Notice that this will only work if you have downloaded EmplStatus data. If you get partway through your investigation and realize that you wish you had downloaded something else, or something more, you can’t add additional columns to the cases you already have. But remember: starting over is free. Just go back and get fresh data with the attributes you want.
6.3 Don’t forget to drag left!
We’ve seen what we mean by “dig deeper,”
but don’t forget to read the assignment.
It also expects you to do that “drag left” grouping move.
In this case, that would be dragging
Gender left to make
groups of males and females.
Then you would make a new column (maybe called
in which you would calculate the median income for each gender.
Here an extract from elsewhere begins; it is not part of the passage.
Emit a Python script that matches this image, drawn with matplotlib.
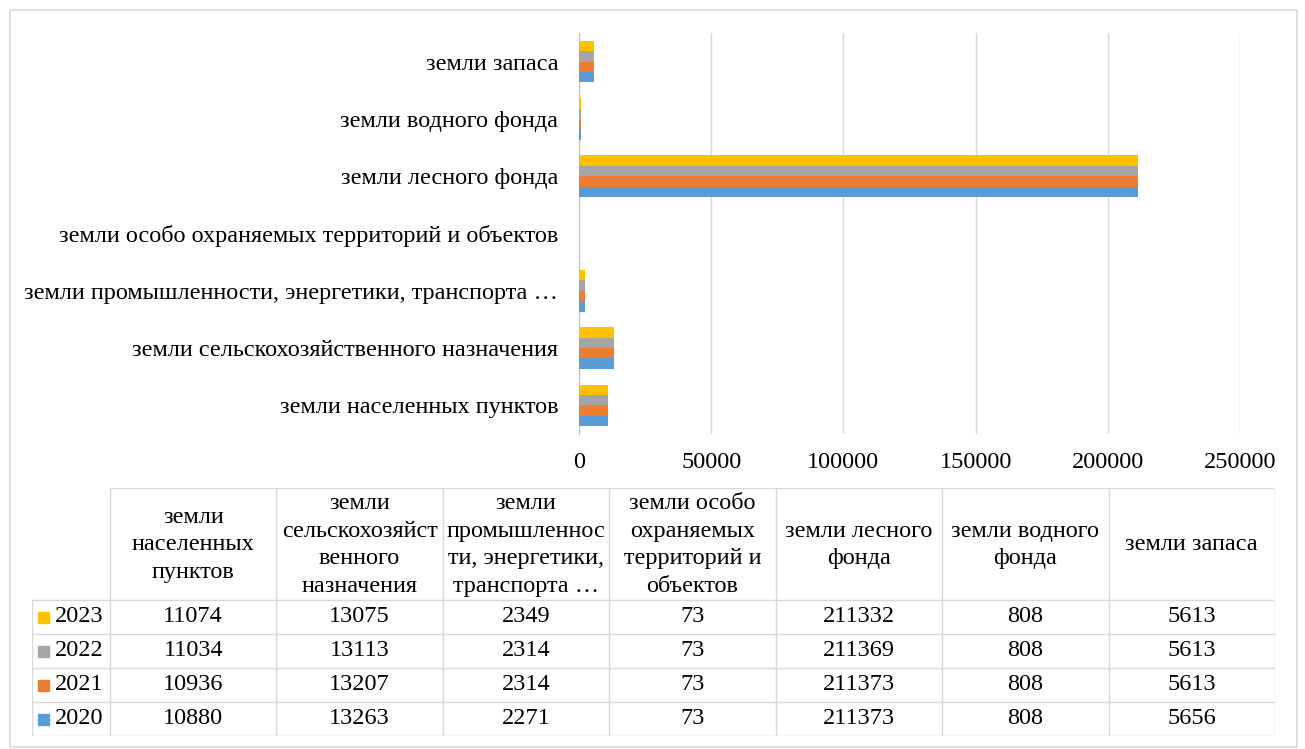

Look back at the section where we made groups by age if you don’t remember how.
Then think about how you can use grouping to help with your “dig deeper” work.
When you drag
Gender to the axis of a graph, CODAP helps you do a grouping data move. Then, when you put the median on the graph, that’s summarizing. For this assignment, though, we want you to make those moves explicitly—grouping by dragging left, summarizing in a new column with a formula— because (a) it’s good practice and (b) it’s more flexible.
6.4 “Digging Deeper” and skepticism
“Digging deeper” means adding nuance to your investigation, bringing out important trends and effects that might not be obvious at first. It’s like fleshing out a sketch and making it more detailed.
But it’s also about being skeptical. When you make an initial, obvious graph, and draw some conclusion or make some claim, a skeptic steps back and wonders whether that’s really correct. Is there some other explanation for what you are seeing?
You can think of this as a “yes, but” attitude. It’s also the role of a “devil’s advocate”—someone whose job is to tear down an argument. If the devil’s advocate succeeds, that’s good, because without that skepticism, the conclusion would have been wrong. And if the devil’s advocate fails, that’s good too, because by passing that test, the original conclusion is stronger.
Skepticism is not always confrontational, however. You can also think of it as a “yes, and” attitude: the claim may be right as far as it goes, but there may be other important considerations.
In the case of gender and height, we saw that, indeed, males were generally taller than females, but only after about age 13.